Late September / Early October — Pre-Season Adjustments: Pull camera cards and evaluate. If a location shows multiple does on a food source at legal shooting light, that is a stand location. If it shows only nocturnal activity, deer are pressured or the food source isn't pulling them — relocate. Begin hanging stands now. Cut only the shooting lanes you absolutely need. The more you disturb the area, the more you alert mature deer.

October — Active Hunting and Refinement: Archery season is open. Hunt your best food-source stands on cold fronts during the first two weeks — this is often the best chance of the year to pattern a mature buck before pressure arrives. After October 20, shift attention to scrape lines and rut sign. Pre-rut signposting picks up significantly in the last week of October in East Texas.
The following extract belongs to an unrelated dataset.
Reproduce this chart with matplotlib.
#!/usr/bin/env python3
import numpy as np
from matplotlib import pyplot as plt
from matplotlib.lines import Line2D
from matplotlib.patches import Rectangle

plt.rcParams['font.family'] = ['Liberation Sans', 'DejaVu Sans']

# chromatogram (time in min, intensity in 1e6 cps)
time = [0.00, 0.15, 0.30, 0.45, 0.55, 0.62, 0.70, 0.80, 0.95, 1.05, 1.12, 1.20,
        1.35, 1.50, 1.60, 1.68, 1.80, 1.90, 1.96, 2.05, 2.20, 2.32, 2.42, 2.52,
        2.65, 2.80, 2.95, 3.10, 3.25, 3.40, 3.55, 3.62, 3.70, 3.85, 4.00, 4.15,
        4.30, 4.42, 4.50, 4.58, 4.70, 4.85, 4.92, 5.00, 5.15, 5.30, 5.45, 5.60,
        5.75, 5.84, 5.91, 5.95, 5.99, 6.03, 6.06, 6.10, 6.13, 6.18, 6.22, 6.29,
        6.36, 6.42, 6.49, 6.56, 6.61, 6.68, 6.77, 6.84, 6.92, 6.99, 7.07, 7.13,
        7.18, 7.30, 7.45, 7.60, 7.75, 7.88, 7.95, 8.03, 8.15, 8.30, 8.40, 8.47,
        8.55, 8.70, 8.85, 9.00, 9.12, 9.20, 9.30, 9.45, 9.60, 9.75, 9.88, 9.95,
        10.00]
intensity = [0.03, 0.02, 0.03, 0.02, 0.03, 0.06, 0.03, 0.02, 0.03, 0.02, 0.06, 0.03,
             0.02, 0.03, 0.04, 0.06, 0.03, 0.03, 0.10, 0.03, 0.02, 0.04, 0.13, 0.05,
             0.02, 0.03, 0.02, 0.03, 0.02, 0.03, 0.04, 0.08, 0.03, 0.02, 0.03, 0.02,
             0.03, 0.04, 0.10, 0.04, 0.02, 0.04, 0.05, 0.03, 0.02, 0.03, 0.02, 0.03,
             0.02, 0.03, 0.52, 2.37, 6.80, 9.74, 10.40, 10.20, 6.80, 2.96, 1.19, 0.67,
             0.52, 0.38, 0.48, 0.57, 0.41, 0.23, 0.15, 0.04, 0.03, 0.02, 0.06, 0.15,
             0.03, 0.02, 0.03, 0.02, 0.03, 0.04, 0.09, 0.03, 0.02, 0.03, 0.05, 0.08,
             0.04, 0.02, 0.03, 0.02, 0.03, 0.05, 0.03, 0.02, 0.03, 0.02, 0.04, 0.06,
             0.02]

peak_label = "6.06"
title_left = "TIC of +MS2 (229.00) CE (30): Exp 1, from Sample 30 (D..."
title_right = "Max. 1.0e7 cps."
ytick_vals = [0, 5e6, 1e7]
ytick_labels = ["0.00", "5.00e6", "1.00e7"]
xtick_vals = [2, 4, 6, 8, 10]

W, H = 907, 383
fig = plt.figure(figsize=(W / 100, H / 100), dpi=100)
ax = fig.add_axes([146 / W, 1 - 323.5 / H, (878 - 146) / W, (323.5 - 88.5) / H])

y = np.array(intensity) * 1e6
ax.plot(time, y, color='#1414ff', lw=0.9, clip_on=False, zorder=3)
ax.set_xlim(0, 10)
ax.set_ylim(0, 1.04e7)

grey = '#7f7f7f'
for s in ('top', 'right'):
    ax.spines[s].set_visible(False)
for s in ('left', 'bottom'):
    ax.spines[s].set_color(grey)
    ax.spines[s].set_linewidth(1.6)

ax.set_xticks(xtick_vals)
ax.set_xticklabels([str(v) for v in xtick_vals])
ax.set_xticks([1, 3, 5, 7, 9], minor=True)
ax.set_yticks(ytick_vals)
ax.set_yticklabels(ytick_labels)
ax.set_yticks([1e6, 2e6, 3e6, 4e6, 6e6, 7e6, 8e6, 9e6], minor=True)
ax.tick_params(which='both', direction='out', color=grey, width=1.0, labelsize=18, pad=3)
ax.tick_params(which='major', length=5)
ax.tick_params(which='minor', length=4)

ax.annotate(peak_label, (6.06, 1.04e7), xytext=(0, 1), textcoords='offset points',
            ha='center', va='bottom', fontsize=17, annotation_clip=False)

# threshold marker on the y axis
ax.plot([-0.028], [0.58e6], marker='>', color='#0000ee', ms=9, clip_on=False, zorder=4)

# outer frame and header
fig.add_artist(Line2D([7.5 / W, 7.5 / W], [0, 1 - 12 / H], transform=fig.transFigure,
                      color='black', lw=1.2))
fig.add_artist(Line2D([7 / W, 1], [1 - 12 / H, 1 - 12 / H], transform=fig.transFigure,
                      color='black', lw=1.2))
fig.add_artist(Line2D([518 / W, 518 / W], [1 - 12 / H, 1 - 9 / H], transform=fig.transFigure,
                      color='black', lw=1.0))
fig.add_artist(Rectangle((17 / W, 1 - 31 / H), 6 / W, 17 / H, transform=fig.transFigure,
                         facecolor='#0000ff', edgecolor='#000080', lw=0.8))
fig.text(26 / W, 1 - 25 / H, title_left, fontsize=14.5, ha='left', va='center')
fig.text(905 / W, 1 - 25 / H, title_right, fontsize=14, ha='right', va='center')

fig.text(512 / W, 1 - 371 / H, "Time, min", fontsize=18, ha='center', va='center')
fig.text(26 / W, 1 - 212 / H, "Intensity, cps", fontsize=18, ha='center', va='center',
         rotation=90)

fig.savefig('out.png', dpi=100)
Find primary scrapes on trail intersections or creek crossings and set up 20–30 yards downwind.

November — Rut Hunting: Peak breeding typically occurs between November 12 and December 5 in the Sam Houston area. All-day sits on November weekdays — when pressure is lowest — at doe bedding areas are your best play. Bucks cruise these areas repeatedly checking for estrous does. This is also rifle season, which means hunting pressure spikes. Go farther in, hunt longer, and resist the temptation to move when things seem slow.
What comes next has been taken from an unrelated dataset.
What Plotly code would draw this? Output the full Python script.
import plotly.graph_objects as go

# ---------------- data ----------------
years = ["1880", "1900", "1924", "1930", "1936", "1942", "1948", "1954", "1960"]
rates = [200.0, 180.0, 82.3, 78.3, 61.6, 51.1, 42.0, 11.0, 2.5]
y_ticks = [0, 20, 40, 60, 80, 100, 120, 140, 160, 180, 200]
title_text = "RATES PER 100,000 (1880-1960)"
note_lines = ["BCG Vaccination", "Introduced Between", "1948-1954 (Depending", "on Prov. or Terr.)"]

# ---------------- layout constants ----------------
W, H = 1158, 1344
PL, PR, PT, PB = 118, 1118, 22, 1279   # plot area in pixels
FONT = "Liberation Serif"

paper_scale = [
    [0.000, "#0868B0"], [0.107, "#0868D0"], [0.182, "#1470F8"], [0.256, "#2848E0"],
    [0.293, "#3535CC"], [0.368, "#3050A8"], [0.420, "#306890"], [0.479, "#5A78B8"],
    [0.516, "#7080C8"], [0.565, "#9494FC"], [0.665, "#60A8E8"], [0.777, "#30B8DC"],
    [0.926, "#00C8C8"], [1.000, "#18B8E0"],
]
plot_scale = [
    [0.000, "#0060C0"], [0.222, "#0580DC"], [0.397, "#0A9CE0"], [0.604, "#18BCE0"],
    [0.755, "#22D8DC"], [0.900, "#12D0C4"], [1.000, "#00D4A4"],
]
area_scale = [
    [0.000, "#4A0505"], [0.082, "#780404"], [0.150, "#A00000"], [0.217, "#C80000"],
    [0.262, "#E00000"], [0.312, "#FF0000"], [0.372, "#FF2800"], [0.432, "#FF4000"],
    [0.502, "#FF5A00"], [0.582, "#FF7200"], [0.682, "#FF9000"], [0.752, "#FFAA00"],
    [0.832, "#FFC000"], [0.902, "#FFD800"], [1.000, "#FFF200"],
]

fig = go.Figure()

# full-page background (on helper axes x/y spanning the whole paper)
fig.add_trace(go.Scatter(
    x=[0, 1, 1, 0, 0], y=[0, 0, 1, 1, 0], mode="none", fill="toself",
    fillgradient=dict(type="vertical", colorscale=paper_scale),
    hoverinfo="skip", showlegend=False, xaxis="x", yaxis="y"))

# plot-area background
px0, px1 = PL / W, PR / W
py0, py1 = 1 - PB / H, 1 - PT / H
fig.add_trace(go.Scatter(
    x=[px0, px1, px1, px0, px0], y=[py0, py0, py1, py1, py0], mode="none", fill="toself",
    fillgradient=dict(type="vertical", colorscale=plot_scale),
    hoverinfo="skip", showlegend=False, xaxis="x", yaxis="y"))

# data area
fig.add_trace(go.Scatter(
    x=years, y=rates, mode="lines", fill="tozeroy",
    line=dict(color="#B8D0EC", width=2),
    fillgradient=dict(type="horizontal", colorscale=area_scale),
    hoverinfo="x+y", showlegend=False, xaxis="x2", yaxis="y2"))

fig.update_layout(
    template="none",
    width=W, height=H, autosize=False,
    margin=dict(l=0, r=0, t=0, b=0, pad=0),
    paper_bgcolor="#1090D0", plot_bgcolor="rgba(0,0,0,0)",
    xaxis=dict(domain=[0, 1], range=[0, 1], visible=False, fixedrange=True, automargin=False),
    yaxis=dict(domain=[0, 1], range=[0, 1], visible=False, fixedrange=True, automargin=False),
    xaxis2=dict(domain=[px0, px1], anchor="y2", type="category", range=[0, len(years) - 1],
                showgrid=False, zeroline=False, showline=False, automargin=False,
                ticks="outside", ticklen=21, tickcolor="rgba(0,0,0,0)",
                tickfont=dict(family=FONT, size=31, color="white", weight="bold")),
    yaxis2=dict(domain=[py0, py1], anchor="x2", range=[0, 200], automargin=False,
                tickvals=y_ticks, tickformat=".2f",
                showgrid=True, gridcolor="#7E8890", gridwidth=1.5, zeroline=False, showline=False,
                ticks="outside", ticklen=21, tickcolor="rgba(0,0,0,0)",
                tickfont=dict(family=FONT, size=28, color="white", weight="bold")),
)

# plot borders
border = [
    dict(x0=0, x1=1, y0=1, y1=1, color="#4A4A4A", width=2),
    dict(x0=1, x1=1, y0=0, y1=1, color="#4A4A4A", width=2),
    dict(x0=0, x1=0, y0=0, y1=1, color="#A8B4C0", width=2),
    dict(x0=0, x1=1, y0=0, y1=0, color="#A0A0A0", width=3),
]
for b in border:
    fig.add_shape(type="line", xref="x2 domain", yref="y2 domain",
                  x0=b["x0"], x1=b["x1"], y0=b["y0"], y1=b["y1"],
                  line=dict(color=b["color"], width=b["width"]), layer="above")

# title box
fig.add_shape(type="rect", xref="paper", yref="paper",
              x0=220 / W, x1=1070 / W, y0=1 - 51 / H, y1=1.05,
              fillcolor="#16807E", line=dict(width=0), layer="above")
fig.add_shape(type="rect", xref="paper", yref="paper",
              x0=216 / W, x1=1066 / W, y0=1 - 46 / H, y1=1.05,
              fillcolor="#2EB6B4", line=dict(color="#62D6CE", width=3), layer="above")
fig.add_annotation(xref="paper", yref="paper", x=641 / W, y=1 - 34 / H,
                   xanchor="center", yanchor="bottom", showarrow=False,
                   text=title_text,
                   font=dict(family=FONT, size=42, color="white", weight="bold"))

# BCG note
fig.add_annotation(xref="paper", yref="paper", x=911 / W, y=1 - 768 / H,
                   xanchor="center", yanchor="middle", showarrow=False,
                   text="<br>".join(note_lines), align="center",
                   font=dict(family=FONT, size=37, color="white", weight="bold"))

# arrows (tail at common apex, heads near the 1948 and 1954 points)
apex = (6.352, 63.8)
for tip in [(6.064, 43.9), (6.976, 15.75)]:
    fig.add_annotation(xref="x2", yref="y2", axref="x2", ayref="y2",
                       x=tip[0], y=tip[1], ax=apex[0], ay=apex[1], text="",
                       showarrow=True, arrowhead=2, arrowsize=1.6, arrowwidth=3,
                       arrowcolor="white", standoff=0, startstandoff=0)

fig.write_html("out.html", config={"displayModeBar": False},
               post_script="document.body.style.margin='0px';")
December and January — Late Season: Post-rut hunting on Sam Houston is underrated. Pressure drops off dramatically after Thanksgiving, deer return to predictable feeding patterns, and any remaining natural food sources concentrate deer on cold afternoons. Burned areas or forest openings with browse regrowth also attract deer in late season when other food is scarce. Food becomes everything again — any source still available in December is worth hunting.

Licenses and Access

To legally hunt Sam Houston National Forest WMA you need a Texas Hunting License, a Texas Public Hunting Permit ($48 annually for residents), and current compliance with all TPWD bag limits and season dates for the unit. Confirm the current season structure in the Public Hunting Map Booklet published each August — dates, permit requirements, and zone restrictions update every year. Dispersed camping is permitted throughout the National Forest at no fee outside designated campgrounds, meaning you can hunt-camp deep in the forest without competing for a site.

Hunters who put in the digital scouting hours in August, run cameras in September, and are willing to walk farther than everyone else will find deer in Sam Houston National Forest that most hunters never encounter. The resource is here. The work determines who tags out and who drives home empty.